By the time a new mike was found, the prizes were on the ground and Umland's hand was once more in the press of two of Asia's. The eyes of each were fixed on Romena. She begins her announcement again and is successful.
"The Mother Lode Idol for 2007 is Asia Davis!"
The two finalists embrace.
It was a fitting end to four days of intense local competition among 10 initial contestants for the Idol title local, amateur singers with big-league ambitions.
The pack was narrowed Friday to seven, and to four on Saturday, with two finalists on Sunday.
The final day for Umland and Davis formally started about 7 p.m., 30 feet behind the performance stage in a small room with two tall padded tables, a few mirrors and single couch.
An hour before the competition started, seven of 2007's contestants gathered in the room for rehearsal before the final night. Three of them knew they have been eliminated. Two more were told once the show started.
"Very, very nervous," Davis said as she arrived.
A Columbia College student studying business, she practiced from 7 a.m. to 4 p.m. every day.
"It's success no matter what," she said, adding love of performing, inspiration (Mariah Carey), moving to California from New York her senior year and the future drive her. "I'm either going to be a singer or a business manager. Failure is not an option."
Just past 7 p.m., all seven performers have now arrived. Romena was in the center of the room to talk about details. The contestants peppered her with questions, their jitters seeming to add to the general confusion.
Umland, however, is silent. She is sitting on one of the padded tables, her knees pulled to her chest and back against the wall.
The 19-year-old is a lifelong Tuolumne County resident, but she's only gone to the Idol once before, and not as a participant.
"There aren't many chances to perform once you're out of high school," said the 2006 Sonora High graduate, who will start at California State University, Long Beach, this fall.
When Romena's explanations concluded, the contestants were ushered out to practice the stage setup the seven sang "America the Beautiful" to start the show.
Joy Nelson, 26, was the last to leave.
A teacher's aide at Jamestown Elementary, the Sugar Pine resident is perhaps the only one who did not show a shred of nerves. Her secret?
"I had an awesome day at church," she said.
Married five years ago, she has been singing since she can remember. Her parents encouraged it, but not when it took the place of sleep.
"They would say: Joy go to bed. Stop humming, stop singing, stop whistling,' " she said.

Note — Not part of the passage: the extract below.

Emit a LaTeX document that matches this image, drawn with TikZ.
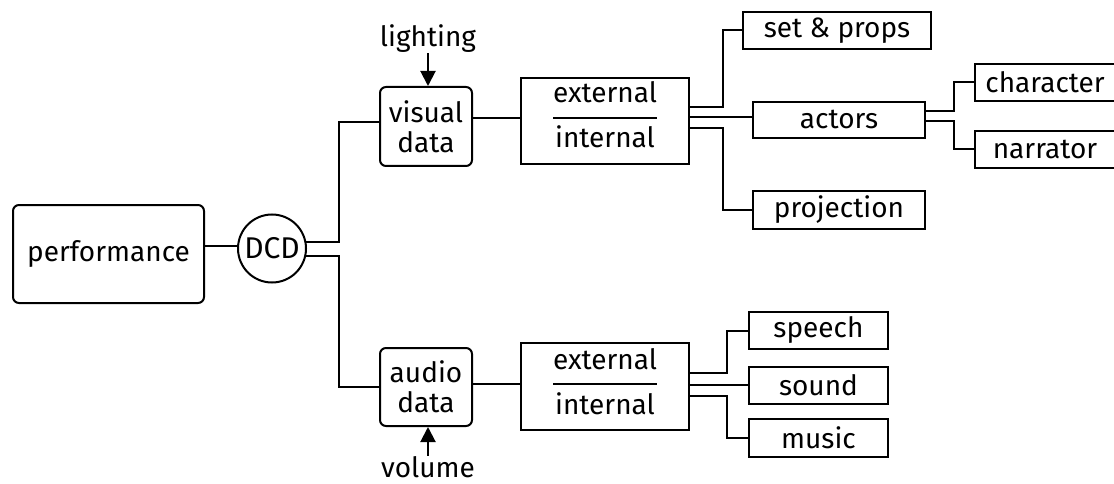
\documentclass[tikz,border=0pt]{standalone}
\usepackage{fontspec}
\setmainfont{Fira Sans}
\usetikzlibrary{arrows.meta}
\begin{document}
\begin{tikzpicture}[x=1pt,y=-1pt,
  every node/.style={font=\fontsize{28}{30}\selectfont, inner sep=0pt},
  rbox/.style={draw, rounded corners=6pt, line width=2pt, align=center},
  sbox/.style={draw, line width=2pt},
  cbox/.style={draw, circle, line width=2pt},
  wire/.style={line width=2pt},
  arr/.style={line width=2pt, -{Triangle[length=15pt,width=15pt]}}]
\clip (0,0) rectangle (1114,484);
\fill[white] (0,0) rectangle (1114,484);

% left part
\node[rbox, minimum width=191pt, minimum height=98pt] (perf) at (108.5,254) {performance};
\node[cbox, minimum size=68pt] (dcd) at (272,248.5) {\fontsize{30}{30}\selectfont DCD};
\node[rbox, minimum width=92pt, minimum height=79pt] (vis) at (426,126.5) {visual\\data};
\node[rbox, minimum width=92pt, minimum height=78pt] (aud) at (426,387) {audio\\data};
\node[anchor=base] (light) at (428,47) {lighting};
\node[anchor=base] (vol) at (428,477) {volume};

% external / internal boxes
\node[sbox, minimum width=168pt, minimum height=86pt] (ext1) at (605,121) {};
\node[anchor=base] (ext1a) at (605,103) {external};
\node[anchor=base] (ext1b) at (605,148) {internal};
\node[sbox, minimum width=168pt, minimum height=87pt] (ext2) at (605,386.5) {};
\node[anchor=base] (ext2a) at (605,369) {external};
\node[anchor=base] (ext2b) at (605,414) {internal};

% right boxes
\node[sbox, minimum width=188pt, minimum height=37pt] (setp) at (837,30.5) {set \& props};
\node[sbox, minimum width=172pt, minimum height=36pt] (act) at (839,119.7) {actors};
\node[sbox, minimum width=172pt, minimum height=37.5pt] (proj) at (839,209.8) {projection};
\node[sbox, minimum width=140pt, minimum height=37pt] (char) at (1045,82.5) {character};
\node[sbox, minimum width=140pt, minimum height=37pt] (narr) at (1045,149.2) {narrator};
\node[sbox, minimum width=139pt, minimum height=37pt] (speech) at (818.5,330.5) {speech};
\node[sbox, minimum width=139pt, minimum height=37pt] (sound) at (818.5,385.3) {sound};
\node[sbox, minimum width=139pt, minimum height=38pt] (music) at (818.5,438) {music};

% junction columns
\coordinate (jd) at (339,0);
\coordinate (j1) at (723,0);
\coordinate (j2) at (954,0);
\coordinate (j3) at (727,0);

% connectors
\draw[wire] ([yshift=2.5pt]dcd.west) -- ([yshift=2.5pt]dcd.west -| perf.east);
\draw[wire] (dcd.10) -- (dcd.10 -| jd) |- ([yshift=4.5pt]vis.west);
\draw[wire] (dcd.-13) -- (dcd.-13 -| jd) |- (aud.west);
\draw[wire] ([yshift=8.5pt]vis.east) -- ([yshift=8.5pt]vis.east -| ext1.west);
\draw[wire] ([yshift=3pt]aud.east) -- ([yshift=3pt]aud.east -| ext2.west);
\draw[wire] ([shift={(-52,-3)}]ext1.center) -- ([shift={(52,-3)}]ext1.center);
\draw[wire] ([shift={(-52,-2.5)}]ext2.center) -- ([shift={(52,-2.5)}]ext2.center);
\draw[arr] (light.south) -- (light.south |- vis.north);
\draw[arr] (vol.north) -- (vol.north |- aud.south);

\draw[wire] (ext1.east |- 0,107) -- (j1 |- 0,107) |- (setp.west);
\draw[wire] (ext1.east |- 0,117) -- (act.west |- 0,117);
\draw[wire] (ext1.east |- 0,128) -- (j1 |- 0,128) |- (proj.west);

\draw[wire] (act.east |- 0,111) -- (j2 |- 0,111) |- (char.west);
\draw[wire] (act.east |- 0,121) -- (j2 |- 0,121) |- (narr.west);

\draw[wire] (ext2.east |- 0,373) -- (j3 |- 0,373) |- (speech.west);
\draw[wire] (ext2.east |- 0,385) -- (sound.west |- 0,385);
\draw[wire] (ext2.east |- 0,396) -- (j3 |- 0,396) |- (music.west);
\end{tikzpicture}
\end{document}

Ten minutes before the show started, the group scattered. Davis began voice exercises. Umland walked off, talking on her cellphone.
At 8:05, Romena, the MC, took the stage. After a few introductions, the girls begin to enter, singing as they come. "America the Beautiful" goes off with only a few slips.
As the applause died down, the audience braced for eliminations. But Romena first brought mentor and coach Julie Ludlum on stage for a thank you, introduced the judges and went through their reviews of the four. Then she asked Joy and Jenna to step forward.
They have been fantastic, she said. She hopes they will return next year.
Davis fell backwards in a half faint, half celebration. Umland smiled, saying she's "ecstatic" to be a finalist.
Umland went first, singing "Ain't No Sunshine." Davis, clad in a red blouse and matching pumps, was rightly given "Red High Heels."
More events hold time as the two get ready, but within 20 minutes Umland takes the stage again. She clenches her hands at her sides, then knots them in front of her.
Then, as the song begins, she opened up to the audience. As her voice rose, her hands found their way from her sides.
There was applause, the critics raved and then it was on to Davis.
As the song started, she took off. She ran the stage, belting out the lines, bouncing and bopping.
Again, applause roared and critics again weighed in. The applause was neither louder nor softer, the praise neither more nor less effusive. They were neck and neck.
For the second and final round, each got to choose their song. Umland chose the beautiful and haunting "Wade in the Water," while Davis opted for "Trouble."
It was their last chance to change minds.
Umland was first. She mouthed the first lines, but no sound comes out. The mike is not working.
On the third try, it works and Umland seems all the better for all the hiccups. Her hips rock and her voice thrills low and then high.
Even the lyrics have an unintentional hint of defiance: "Who's that yonder dressed in red?" she asked, with her red-bloused competitor behind stage.
Prancing on stage, Davis shone a smile and let out a big giggle, and then the music came on.
If she bounced before, she strutted now. She thundered through the song.
Again, the audience exploded into applause. After they died down, Judge Bridgette Fanucci summed up the experience.
"When you take the stage, there is nothing else going on but you."